New national study finds boxing injuries on the rise; youth head injury rates also concerning
The risk and nature of injury in the sport of boxing has generated a great deal of controversy in the medical community, especially in relation to youth boxing. A new study, conducted by researchers in the Center for Injury Research and Policy of The Research Institute at Nationwide Children's Hospital, examined boxing injuries among participants 6 years of age and older from 1990 to 2008.
During the 19-year study period, an average of 8,700 boxing injuries were treated in United States emergency departments each year, and approximately 2,500 of those injuries were to children and adolescents 6 to 17 years of age. The number of boxing injuries each year increased 211 percent during the study, climbing from 5,361 injuries in 1990 to nearly 17,000 injuries in 2008.
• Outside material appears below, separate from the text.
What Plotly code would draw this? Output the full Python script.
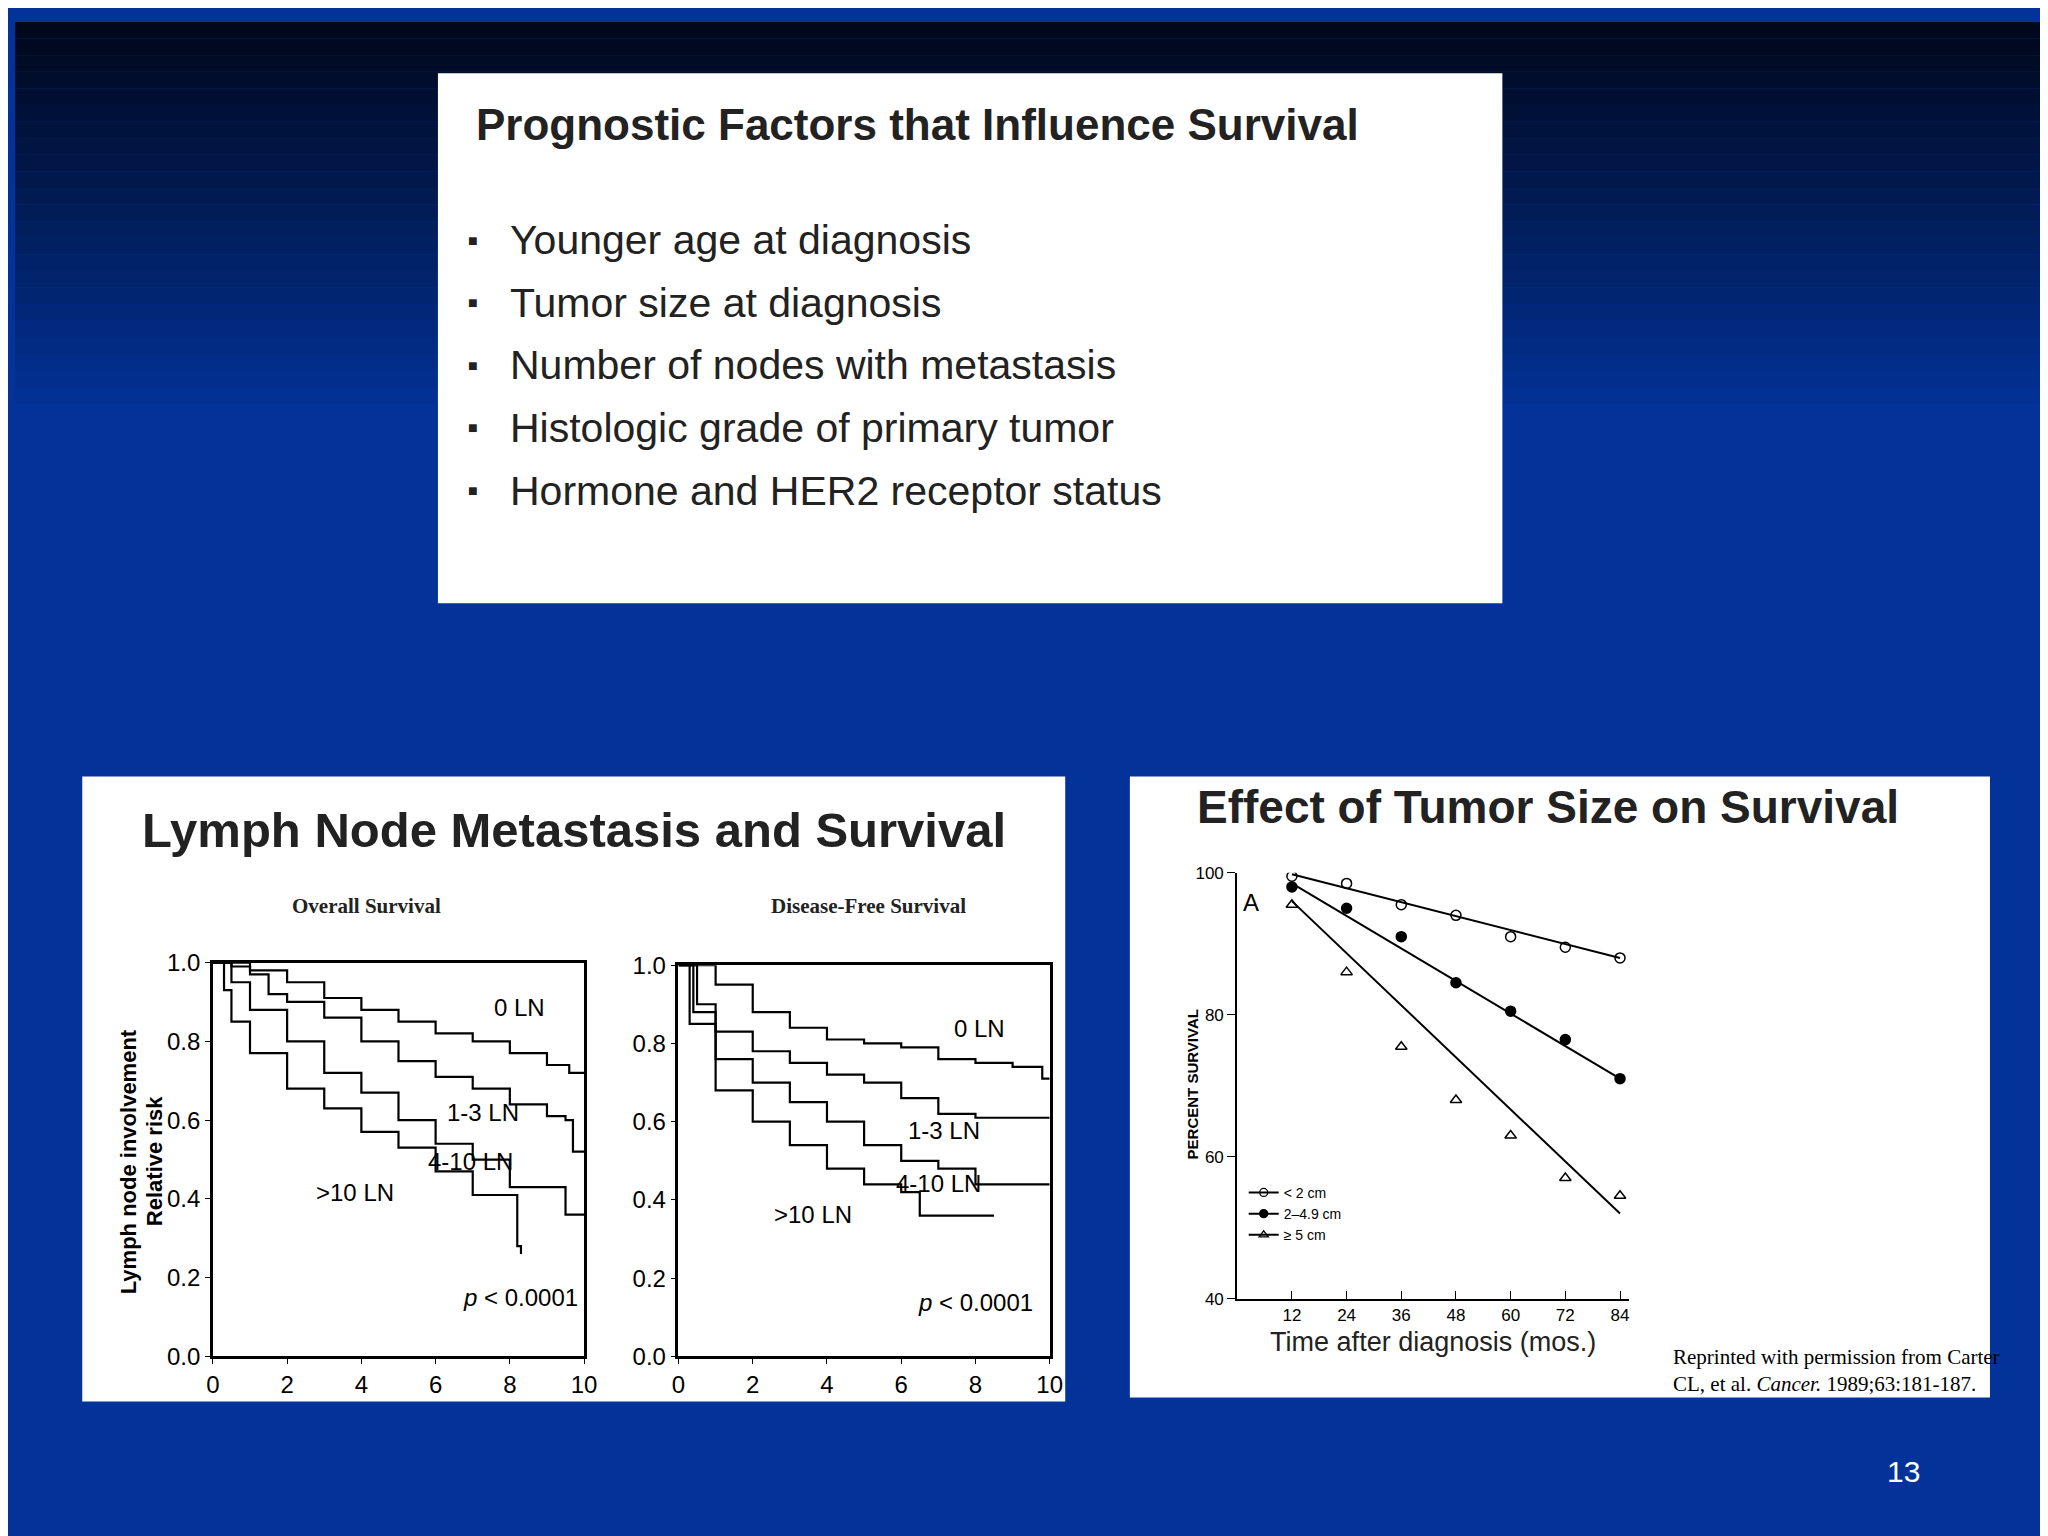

According to the study, released online February 28, 2011 by the American Journal of Preventive Medicine, the most common injury diagnosis was a fracture (28 percent). The hand was the most frequently injured body region (33 percent), followed by the head and neck (23 percent). While the majority of injuries occurred at a sports or recreation facility (54 percent), one-third of the injuries (34 percent) occurred at home.
The most concerning discovery from the study was the similar proportion of concussions/closed head injuries (CHIs) among the age groups (9 percent among 12-17 year olds, 8 percent among 18-24 year olds and 9 percent among 25-34 year olds).
"We expected a smaller proportion of concussions/CHIs among younger boxers, since they generate a lower punch force," said Gary Smith, MD, DrPH, senior author of the study and director of the Center for Injury Research and Policy at Nationwide Children's Hospital. "The fact that young boxers are experiencing a similar proportion of concussions and CHI's as older boxers is extremely concerning given the potential risk of developing chronic traumatic encephalopathy (CTE) with repetitive brain trauma. These repetitive blows to the head may be placing boxers under 18 years of age at risk for neurological impairment and psychological problems due to CTE."
The findings from this study support the position of medical societies that oppose boxing, especially among youth.
"Although there is risk of injury with most sports, boxing is unique because participants are rewarded for intentionally striking their opponent in the face and head with the intent of harming or incapacitating them," said Dr. Smith, also a professor of Pediatrics at The Ohio State University College of Medicine. "The increasing number of boxing injuries, coupled with the potential long-term consequences of these injuries, suggests that increased injury prevention efforts are needed."
This is the first nationally representative study to examine boxing injuries treated in emergency departments. Data for this study were obtained from the National Electronic Injury Surveillance System (NEISS), which is operated by the U.S. Consumer Product Safety Commission. The NEISS dataset provides information on consumer product-related and sports and recreation-related injuries treated in hospital emergency departments across the country. Boxing participation data were obtained from the Superstudy of Sports Participation.